I'm reading Lectures on Modules and Rings by T. Y. Lam. It's on page 32 of the book, example 2.19A.

It reads:

(2.19A) Example. Let $k$ be a field. Then in the commutative polynomial ring $R = k[x_1; x_2; ...; x_n]$ with $n \ge 2$ variables, the ideal $\mathfrak{A} = (x_1; x_2; ...; x_n)$ is not invertible, hence not projective. In fact, it turns out that $\mathfrak{A}^{-1} = R$, so $\mathfrak{A} \mathfrak{A}^{-1} = \mathfrak{A} \neq R$. To see this, assume instead that there is some $f/g \in \mathfrak{A}^{-1}$, where $f, g$ are relatively prime to each other (???), and $g \notin k$. Then $(f/g).x_i = h_i \in R$. If $x_1 | g$, then $x_1$ also divides $gh_2 = x_2f$, so $x_1 | f$ (I assume, he means that, since $x_1$, and $x_2$ are relatively prime, so $x_1$ must divides $f$), a contradiction. Therefore $x_1 \not | g$, and $x_1f = gh_1$ implies that $x_1 | h_1$, but then $f/g = h_1/x_1 \in R$, again a contradiction.

I'm fine with most of the things here. I know that a polynomial ring with 1 indeterminate over a field, i.e $k[x]$ is an Euclidean domain, hence a PID, hence a UDF. So, basically two $f, g \in k[x]$ would have some gcd.
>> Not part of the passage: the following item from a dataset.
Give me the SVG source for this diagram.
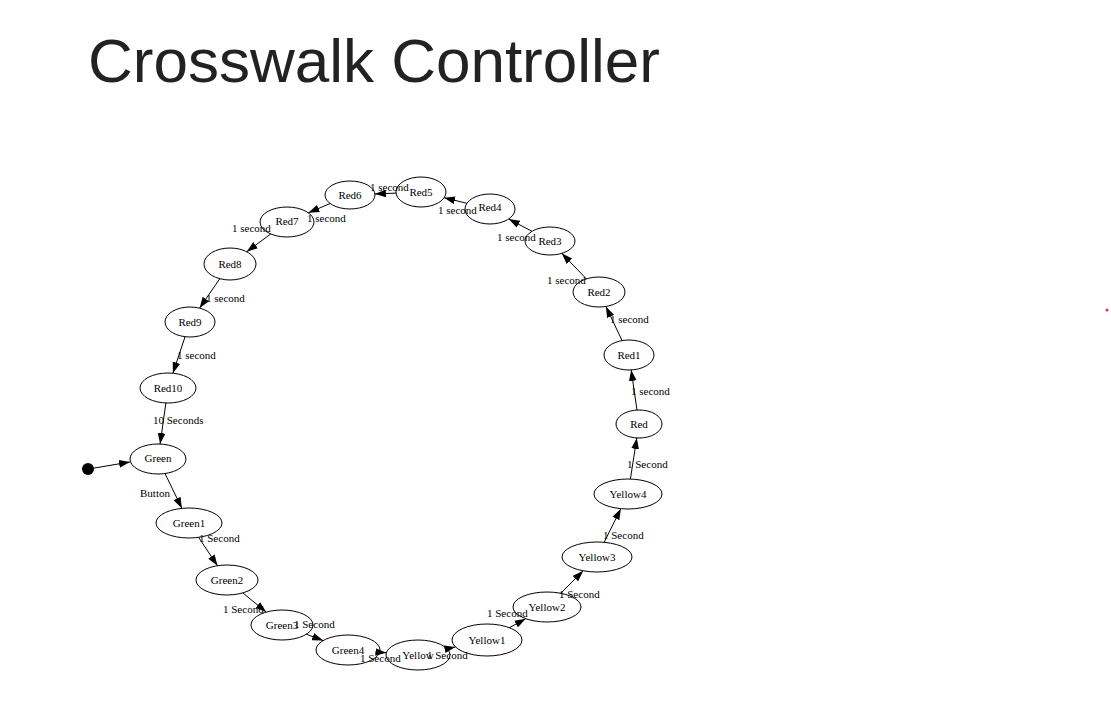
<svg xmlns="http://www.w3.org/2000/svg" width="1111" height="726" viewBox="0 0 1111 726">
<defs>
<style>
.title{font-family:"Liberation Sans",Arial,sans-serif;font-size:62px;fill:#222}
.node ellipse{fill:none;stroke:#000;stroke-width:1}
.node text{font-family:"Liberation Serif","Times New Roman",serif;font-size:11px;fill:#000;text-anchor:middle}
.edges line{stroke:#000;stroke-width:1;marker-end:url(#ah)}
.lbl{font-family:"Liberation Serif","Times New Roman",serif;font-size:11px;fill:#000}
</style>
<marker id="ah" markerUnits="userSpaceOnUse" markerWidth="11" markerHeight="8" viewBox="0 0 10 7" refX="10" refY="3.5" orient="auto">
<path d="M0,0 L10,3.5 L0,7 Z" fill="#000"/>
</marker>
</defs>
<rect width="1111" height="726" fill="#fff"/>
<text class="title" x="88" y="82">Crosswalk Controller</text>
<circle cx="1107" cy="310" r="1.5" fill="#e53935"/>

<g id="edges" class="edges">
<line x1="93.9" y1="468.1" x2="130" y2="462"/>
<line x1="165.9" y1="403" x2="160.1" y2="444"/>
<line x1="165" y1="473.5" x2="181.9" y2="508.4"/>
<line x1="198.6" y1="537.4" x2="217.5" y2="565.7"/>
<line x1="242.8" y1="592.9" x2="266.2" y2="612.1"/>
<line x1="306.4" y1="634.2" x2="323.1" y2="640.6"/>
<line x1="376.6" y1="652.1" x2="386.4" y2="652.7"/>
<line x1="447" y1="648.7" x2="455.4" y2="646.9"/>
<line x1="509.4" y1="627.7" x2="525.7" y2="618.7"/>
<line x1="560.7" y1="593.3" x2="583.2" y2="570.8"/>
<line x1="604.2" y1="542.3" x2="620.8" y2="508.7"/>
<line x1="630.4" y1="479" x2="636.8" y2="437.9"/>
<line x1="637" y1="410.1" x2="631.2" y2="369.9"/>
<line x1="622.1" y1="340.6" x2="605.9" y2="306.5"/>
<line x1="586.4" y1="278.9" x2="561.8" y2="253.3"/>
<line x1="531.9" y1="231.3" x2="508.7" y2="219"/>
<line x1="466.9" y1="203.3" x2="444.1" y2="197.7"/>
<line x1="396.1" y1="193.1" x2="374.9" y2="193.9"/>
<line x1="330.1" y1="203.5" x2="308.4" y2="212.8"/>
<line x1="270.7" y1="234" x2="246.7" y2="251.7"/>
<line x1="219.8" y1="278.7" x2="199.6" y2="308.1"/>
<line x1="185.1" y1="336.7" x2="172.9" y2="373.2"/>
</g>

<g id="edge-labels">
<text class="lbl" x="153" y="424">10 Seconds</text>
<text class="lbl" x="140" y="497">Button</text>
<text class="lbl" x="199" y="542">1 Second</text>
<text class="lbl" x="223" y="613">1 Second</text>
<text class="lbl" x="294" y="628">1 Second</text>
<text class="lbl" x="360" y="662">1 Second</text>
<text class="lbl" x="427" y="659">1 Second</text>
<text class="lbl" x="487" y="617">1 Second</text>
<text class="lbl" x="559" y="598">1 Second</text>
<text class="lbl" x="603" y="539">1 Second</text>
<text class="lbl" x="627" y="468">1 Second</text>
<text class="lbl" x="631" y="395">1 second</text>
<text class="lbl" x="610" y="323">1 second</text>
<text class="lbl" x="547" y="284">1 second</text>
<text class="lbl" x="497" y="241">1 second</text>
<text class="lbl" x="438" y="214">1 second</text>
<text class="lbl" x="370" y="191">1 second</text>
<text class="lbl" x="307" y="222">1 second</text>
<text class="lbl" x="232" y="232">1 second</text>
<text class="lbl" x="206" y="302">1 second</text>
<text class="lbl" x="177" y="359">1 second</text>
</g>

<g id="start"><circle cx="88" cy="469" r="6" fill="#000"/></g>
<g id="Green" class="node"><ellipse cx="158" cy="459" rx="28" ry="15"/><text x="158" y="462">Green</text></g>
<g id="Green1" class="node"><ellipse cx="189" cy="523" rx="33" ry="15"/><text x="189" y="527">Green1</text></g>
<g id="Green2" class="node"><ellipse cx="227" cy="580" rx="31" ry="15"/><text x="227" y="584">Green2</text></g>
<g id="Green3" class="node"><ellipse cx="282" cy="625" rx="31" ry="15"/><text x="282" y="629">Green3</text></g>
<g id="Green4" class="node"><ellipse cx="348" cy="650" rx="32" ry="15"/><text x="348" y="654">Green4</text></g>
<g id="Yellow" class="node"><ellipse cx="418" cy="655" rx="32" ry="15"/><text x="418" y="659">Yellow</text></g>
<g id="Yellow1" class="node"><ellipse cx="487" cy="640" rx="35" ry="16"/><text x="487" y="644">Yellow1</text></g>
<g id="Yellow2" class="node"><ellipse cx="547" cy="607" rx="34" ry="15"/><text x="547" y="611">Yellow2</text></g>
<g id="Yellow3" class="node"><ellipse cx="597" cy="557" rx="35" ry="15"/><text x="597" y="561">Yellow3</text></g>
<g id="Yellow4" class="node"><ellipse cx="628" cy="494" rx="34" ry="15"/><text x="628" y="498">Yellow4</text></g>
<g id="Red" class="node"><ellipse cx="639" cy="424" rx="23" ry="14"/><text x="639" y="428">Red</text></g>
<g id="Red1" class="node"><ellipse cx="629" cy="355" rx="25" ry="15"/><text x="629" y="359">Red1</text></g>
<g id="Red2" class="node"><ellipse cx="599" cy="292" rx="26" ry="15"/><text x="599" y="296">Red2</text></g>
<g id="Red3" class="node"><ellipse cx="550" cy="241" rx="25" ry="14"/><text x="550" y="245">Red3</text></g>
<g id="Red4" class="node"><ellipse cx="490" cy="209" rx="25" ry="15"/><text x="490" y="211">Red4</text></g>
<g id="Red5" class="node"><ellipse cx="421" cy="192" rx="25" ry="15"/><text x="421" y="196">Red5</text></g>
<g id="Red6" class="node"><ellipse cx="350" cy="195" rx="25" ry="14"/><text x="350" y="199">Red6</text></g>
<g id="Red7" class="node"><ellipse cx="287" cy="222" rx="27" ry="15"/><text x="287" y="225">Red7</text></g>
<g id="Red8" class="node"><ellipse cx="230" cy="264" rx="26" ry="16"/><text x="230" y="268">Red8</text></g>
<g id="Red9" class="node"><ellipse cx="190" cy="322" rx="25" ry="15"/><text x="190" y="326">Red9</text></g>
<g id="Red10" class="node"><ellipse cx="168" cy="388" rx="28" ry="15"/><text x="168" y="392">Red10</text></g>
</svg>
However, things are somewhat different for the ring $k[x_1; x_2; ...; x_n]$ (say, the Bezout equation doesn't hold) (I'm reading it off here Division algorithm for multivariate polynomials?).

Moreover I'm pretty sure that $k[x_1; x_2; ...; x_n]$ is not a PID, so I'm not even sure if there may (or may not) exist the gcd for any pair of $f, g \in k[x_1; x_2; ...; x_n]$. And how can I define $f, g \in k[x_1; x_2; ...; x_n]$ to be relatively prime?
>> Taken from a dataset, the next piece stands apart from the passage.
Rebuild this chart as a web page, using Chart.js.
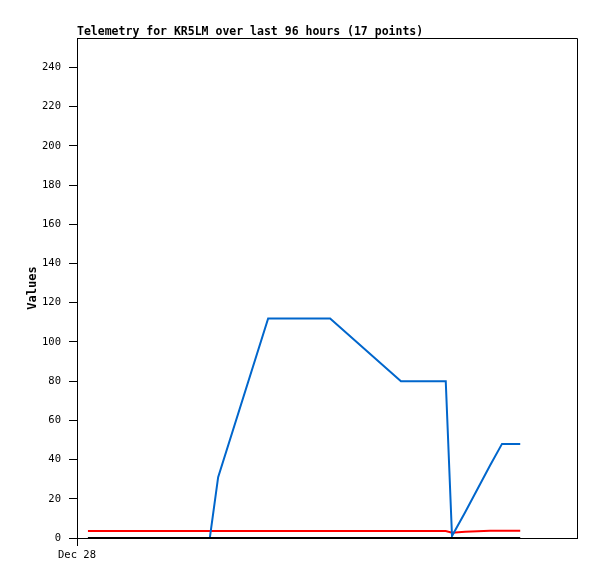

According to the like above, Math Gems claimed that "But all Euclidean is not lost...", which makes me wonder which properties of $k[x]$ are still true in $k[x_1; x_2; ...; x_n]$.

So it would be great if you guys can guide me through it, or just give me some reference (like a web page, or some textbook) that covers this.

Thank you guys very much in advance,

And have a great day,

Answer 1

In any UFD you can find a greatest common divisor of two (non zero) elements; the greatest common divisor is, of course, only determined up to multiplication by invertible elements.

If any of the two elements $a,b\in R$, where $R$ is a UFD, is invertible, then every common divisor of them is invertible, so $1$ is a greatest common divisor. So, assume $a$ and $b$ are not invertible (and non zero). Factor them into a product of irreducible elements: $$ a=up_1^{\alpha_1}p_2^{\alpha_2}\dots p_r^{\alpha_r}, \qquad b=vp_1^{\beta_1}p_2^{\beta_2}\dots p_r^{\beta_r} $$ where the exponents are non negative (if an irreducible factor doesn't divide either element, take the exponent to be $0$) and $u$ and $v$ are invertible elements. Then $$ d=p_1^{\gamma_1}p_2^{\gamma_2}\dots p_r^{\gamma_r} $$ is a greatest common divisor of $a$ and $b$, where $$ \gamma_i=\min\{\alpha_i,\beta_i\} \quad (i=1,2,\dots,n). $$ The verification is quite easy. The elements are relatively prime if all exponents $\gamma_i$ turn out to be $0$, that is, when no irreducible factor of $a$ divides $b$ and conversely.

Now, if $R$ is a UFD, then also $R[x]$ is a UFD.